控制参数:system response quantities
负面后果:decision makers will be ill advised, possibly resulting in inadequate safety, reliability, or performance of the system. Consequently, decision makers could unknowingly put at risk their customers, the public, or the environment. 哥伦比亚号,福岛核电站。
正面后果:CBA(certificate by analysis)
源头:uncertainty (aleatory and epistemic) :In scientific computing, there are many sources of uncertainty including the model inputs, the form of the model, and poorly characterized numerical approximation errors. All of these sources of uncertainty can be classified as either purely aleatory, purely epistemic, or a mixture of the two.
manufacturing processes, natural material variability, initial conditions, wear or damaged condition of the system, and the system surroundings. the modeling process itself can introduce large uncertainties due to the assumptions in the model(model validation ) as well as the numerical approximations (code and solution verification )employed in the simulations.
错误类别分类一
Aleatory (random) uncertainties in model inputs are treated as random variables, the stochastic process can be characterized via a probability density distribution
Aleatory uncertainty is generally characterized by either a probability density function (PDF) or a cumulative distribution function (CDF).
epistemic uncertainty (also called reducible uncertainty or ignorance uncertainty) due to lack of knowledge by the modelers, analysts conducting the analysis, or experimentalists involved in validation. a lack of knowledge on the part of the analyst, or team of analysts, conducting the modeling and simulation.
The lack of knowledge can pertain to, for example, modeling of the system of interest or its surroundings, simulation aspects such as numerical solution error and computer round-off error, and lack of experimental data.
If knowledge is added (through experiments, improved numerical approximations, expert opinion, higher fidelity physics modeling, etc.) then the uncertainty can be reduced.
错误源头(model inputs, numerical approximations, and model form uncertainty )
Model inputs
Model inputs include not only parameters used in the model of the system, but also data from the description of the surroundings (see Figure 1). Model input data includes things such as geometry, constitutive model parameters, and initial conditions, and can come from a range of sources including experimental measurement, theory, other supporting simulations, or expert opinion. Data from the surroundings include boundary conditions and system excitation (e.g., mechanical forces or moments acting on the system, force fields such as gravity and electromagnetism).
Numerical approximation
Since differential equation-based models rarely admit exact solutions for practical problems, approximate numerical solutions must be used. The characterization of the numerical approximation errors associated with a simulation is called verification. It includes discretization error, iterative convergence error, round-off error, and also errors due to computer programming (coding mistakes) mistakes.
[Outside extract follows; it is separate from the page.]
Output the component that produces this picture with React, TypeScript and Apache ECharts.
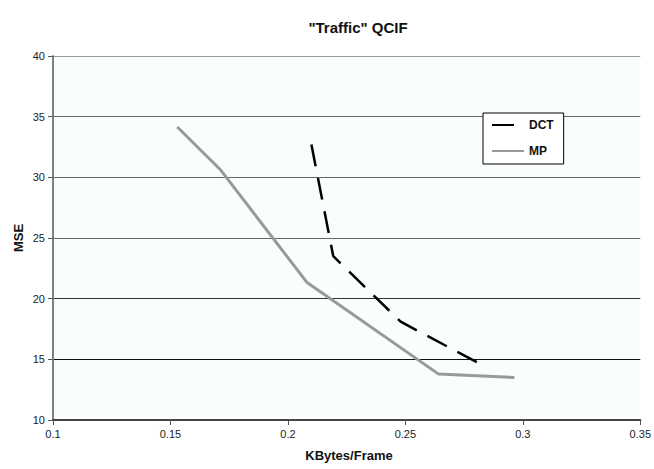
import React, { useEffect, useRef } from "react";
import * as echarts from "echarts";

const xTicks = [0.1, 0.15, 0.2, 0.25, 0.3, 0.35];
const yTicks = [10, 15, 20, 25, 30, 35, 40];
const dctX = [0.21, 0.2193, 0.248, 0.282];
const dctY = [32.7, 23.5, 18.1, 14.6];
const mpX = [0.1529, 0.1714, 0.208, 0.264, 0.2964];
const mpY = [34.15, 30.6, 21.36, 13.8, 13.5];

const FONT = "'Liberation Sans', Arial, sans-serif";

export default function App() {
  const ref = useRef<HTMLDivElement>(null);
  useEffect(() => {
    document.body.style.margin = "0";
    const chart = echarts.init(ref.current!, null, { renderer: "svg" });
    chart.setOption({
      animation: false,
      backgroundColor: "#ffffff",
      textStyle: { fontFamily: FONT },
      grid: {
        left: 53,
        right: 10,
        top: 56,
        bottom: 49,
        show: true,
        backgroundColor: "#FAFDFE",
        borderWidth: 0,
      },
      xAxis: {
        type: "value",
        min: xTicks[0],
        max: xTicks[xTicks.length - 1],
        interval: 0.05,
        axisLine: { show: true, lineStyle: { color: "#444", width: 2 } },
        axisTick: { show: true, length: 5, lineStyle: { color: "#555" } },
        axisLabel: {
          color: "#222",
          fontSize: 11,
          fontFamily: FONT,
          margin: 8,
          formatter: (v: number) => String(parseFloat(v.toFixed(2))),
        },
        splitLine: { show: false },
      },
      yAxis: {
        type: "value",
        min: yTicks[0],
        max: yTicks[yTicks.length - 1],
        interval: 5,
        axisLine: { show: true, lineStyle: { color: "#808080", width: 2 } },
        axisTick: { show: true, length: 5, lineStyle: { color: "#555" } },
        axisLabel: { color: "#222", fontSize: 11, fontFamily: FONT, margin: 8 },
        splitLine: {
          show: true,
          lineStyle: {
            color: ["#000", "#111", "#333", "#666", "#666", "#666", "#999"],
            width: 1,
          },
        },
      },
      legend: {
        orient: "vertical",
        left: 483,
        top: 113,
        backgroundColor: "#ffffff",
        borderColor: "#000",
        borderWidth: 1,
        borderRadius: 0,
        padding: [6, 10, 7, 8],
        itemWidth: 32,
        itemHeight: 14,
        itemGap: 14,
        itemStyle: { color: "transparent", borderColor: "transparent", borderWidth: 0 },
        textStyle: { fontSize: 12, fontWeight: "bold", color: "#111", fontFamily: FONT },
        data: [{ name: "DCT" }, { name: "MP" }],
      },
      graphic: [
        {
          type: "text",
          x: 358,
          y: 27,
          style: {
            text: '"Traffic" QCIF',
            font: `bold 15px ${FONT}`,
            fill: "#111",
            textAlign: "center",
            textVerticalAlign: "middle",
          },
        },
        {
          type: "text",
          x: 18,
          y: 238,
          rotation: Math.PI / 2,
          style: {
            text: "MSE",
            font: `bold 13px ${FONT}`,
            fill: "#111",
            textAlign: "center",
            textVerticalAlign: "middle",
          },
        },
        {
          type: "text",
          x: 349,
          y: 455,
          style: {
            text: "KBytes/Frame",
            font: `bold 13px ${FONT}`,
            fill: "#111",
            textAlign: "center",
            textVerticalAlign: "middle",
          },
        },
      ],
      series: [
        {
          name: "DCT",
          type: "line",
          data: dctX.map((x, i) => [x, dctY[i]]),
          symbol: "none",
          lineStyle: { color: "#000", width: 2.5, type: [22, 12] },
          itemStyle: { color: "#000" },
          z: 3,
        },
        {
          name: "MP",
          type: "line",
          data: mpX.map((x, i) => [x, mpY[i]]),
          symbol: "none",
          lineStyle: { color: "#999", width: 3 },
          itemStyle: { color: "#999" },
          z: 2,
        },
      ],
    });
    return () => chart.dispose();
  }, []);
  return <div ref={ref} style={{ width: 654, height: 469 }} />;
}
Figure 2 depicts the propagation of input uncertainties through the model to obtain output uncertainties. The number of individual calculations needed to accurately accomplish the mapping depends on four key factors: (a) the nonlinearity of the partial differential equations, (b) the dependency structure between the uncertain input quantities, (c) the nature of the uncertainties, i.e., whether they are aleatory, epistemic, or mixed uncertainties, and (d) the numerical methods used to compute the mapping.
Model form
The form of the model results from all assumptions, conceptualizations, abstractions, approximations, and mathematical formulations on which the model relies.
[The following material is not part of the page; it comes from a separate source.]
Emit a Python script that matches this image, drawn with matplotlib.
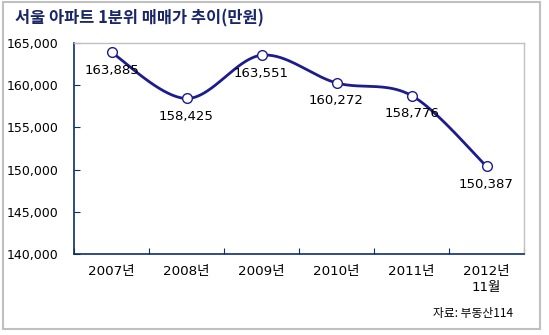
import numpy as np
import matplotlib
matplotlib.use("Agg")
import matplotlib.pyplot as plt
from matplotlib.patches import Rectangle

plt.rcParams['font.family'] = ['DejaVu Sans', 'Noto Sans CJK KR']

categories = ["2007년", "2008년", "2009년", "2010년", "2011년", "2012년\n11월"]
values = [163885, 158425, 163551, 160272, 158776, 150387]
y_ticks = [140000, 145000, 150000, 155000, 160000, 165000]
title = "서울 아파트 1분위 매매가 추이(만원)"
source = "자료: 부동산114"

navy = "#1c1c8e"
axis_col = "#0a2f6e"

fig = plt.figure(figsize=(5.49, 3.35), dpi=100)
fig.patch.set_facecolor("white")
# outer border
fig.add_artist(Rectangle((3/549, 1 - 329/335), 537/549, 327/335, transform=fig.transFigure,
                         fill=False, edgecolor="#c0c0c0", linewidth=1.5))

ax = fig.add_axes([74/549, (335-254)/335, 450/549, 211/335])
x = np.arange(len(values)) + 0.5

# Catmull-Rom smoothing (like Excel smoothed line)
pts = np.column_stack([x, values]).astype(float)
ext = np.vstack([pts[0], pts, pts[-1]])
curve = []
t = np.linspace(0, 1, 40)
for i in range(1, len(ext) - 2):
    p0, p1, p2, p3 = ext[i-1], ext[i], ext[i+1], ext[i+2]
    c1 = p1 + (p2 - p0) / 6
    c2 = p2 - (p3 - p1) / 6
    seg = ((1-t)**3)[:, None]*p1 + (3*(1-t)**2*t)[:, None]*c1 + (3*(1-t)*t**2)[:, None]*c2 + (t**3)[:, None]*p2
    curve.append(seg)
curve = np.vstack(curve)
ax.plot(curve[:, 0], curve[:, 1], color=navy, linewidth=2, zorder=3, solid_capstyle='round')
ax.plot(x, values, linestyle='none', marker='o', markersize=7, markerfacecolor='white',
        markeredgecolor=navy, markeredgewidth=1, zorder=4)

for xi, v in zip(x, values):
    ax.annotate(f"{v:,}", (xi, v), xytext=(0, -13), textcoords='offset points',
                ha='center', va='center', fontsize=9.5, color='black', zorder=5)

ax.set_xlim(0, len(values))
ax.set_ylim(140000, 165000)
ax.set_yticks(y_ticks)
ax.set_yticklabels([f"{v:,}" for v in y_ticks], fontsize=9)
ax.set_xticks(np.arange(len(values) + 1))
ax.set_xticklabels([])
ax.set_xticks(x, minor=True)
ax.set_xticklabels(categories, minor=True, fontsize=9.7, linespacing=1.3, va='top')
ax.tick_params(axis='x', which='minor', length=0, pad=8)
ax.tick_params(axis='x', which='major', direction='in', length=4, color=axis_col)
ax.tick_params(axis='y', direction='in', length=4, color=axis_col, pad=11)

for s in ['left', 'bottom']:
    ax.spines[s].set_color(axis_col)
    ax.spines[s].set_linewidth(1.2)
for s in ['top', 'right']:
    ax.spines[s].set_color("#c0c0c0")
    ax.spines[s].set_linewidth(1)

fig.text(15/549, 1 - 18/335, title, fontsize=11.8, fontweight='bold', color="#1a2766",
         ha='left', va='center', family=['Noto Sans CJK KR', 'DejaVu Sans'])
fig.text(513/549, 1 - 313/335, source, fontsize=8.5, color='black', ha='right', va='center',
         family=['Noto Sans CJK KR', 'DejaVu Sans'])

fig.savefig("out.png", dpi=100)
The characterization of model form uncertainty is commonly estimated using model validation.
assessment of model accuracy by way of comparison of simulation results with experimental measurements.
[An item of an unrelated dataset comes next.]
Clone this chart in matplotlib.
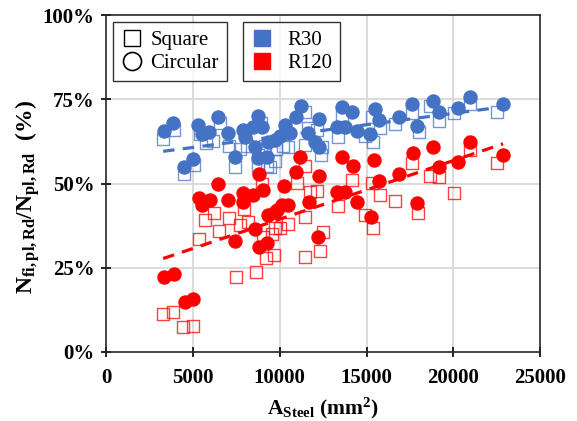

(a) assumptions concerning the environment (normal, abnormal, or hostile) to which the system is exposed,
(b) assumptions concerning the particular scenarios the system is operating under, e.g., various types of damage or misuse of the system, and
(c) cases where experimental data are not available on any closely related systems, e.g., data are only available on subsystems,
结果:
存在Errors
Numerical approximation errors (verification techniques )
due to discretization, iteration, and computer round off
Model form uncertainty is quantified using
(a) model validation procedures statistical comparisons of model predictions to available experimental data
(b) extrapolation of this uncertainty structure to points in the application domain
procedure:
(1) the identification of all sources of uncertainty,
The goals of the analysis should be the primary determinant for what is considered as fixed versus what is considered as uncertain.
(2) characterization of model input uncertainties,
(a) assigning a mathematical structure to describe the uncertainty and
(b) determining the numerical values of all of the needed parameters of the structure.
Stated differently, characterizing the uncertainty requires that a mathematical structure be given to the uncertainty and all parameters of the structure be numerically specified such that the structure represents the state of knowledge of every uncertainty considered.
(3) elimination or estimation of code and solution verification errors, (Estimate uncertainty due to numerical approximations )
Recall that verification deals with estimating numerical errors which include discretization error, iterative error, round-off error, and coding mistakes.
(4) propagation of input uncertainties through the model to obtain uncertainties in the SRQs,
to determine the effects on the SRQs.
The simplest approach for propagating aleatory uncertainty through a model is sampling.
(5) quantification of model form uncertainty
Model form uncertainty is estimated through the process of model validation.
First, we quantitatively estimate the model form uncertainty at the conditions where experimental data are available using a mathematical operator referred to as a validation metric.
Second, we extrapolate the uncertainty structure expressed by the validation metric to the application conditions of interest.
A validation metric is a mathematical operator that requires two inputs: the experimental measurements of the SRQ of interest and the prediction of the SRQ at the conditions used in the experimental measurements.
Model extrapolation: Numerous validation experiments would normally be required in order to estimate the area validation metric over the entire space of model input parameters for the application of interest. (In many cases, however, it is not possible to obtain experimental data at the application conditions of interest. ) The general process for determining the model form uncertainty at the conditions of interest (i.e., the prediction location) is as follows.
First, a regression fit of the validation metric is performed in the space of the validation domain.
Next, a statistical analysis is performed to compute the prediction interval at the conditions of interest.
In the past, it has been common practice to either (a) ignore the model form uncertainty in the predictions for the application conditions or (b) calibrate adjustable parameters in the mathematical model so that improved agreement could be obtained with the available experimental data at conditions “V”.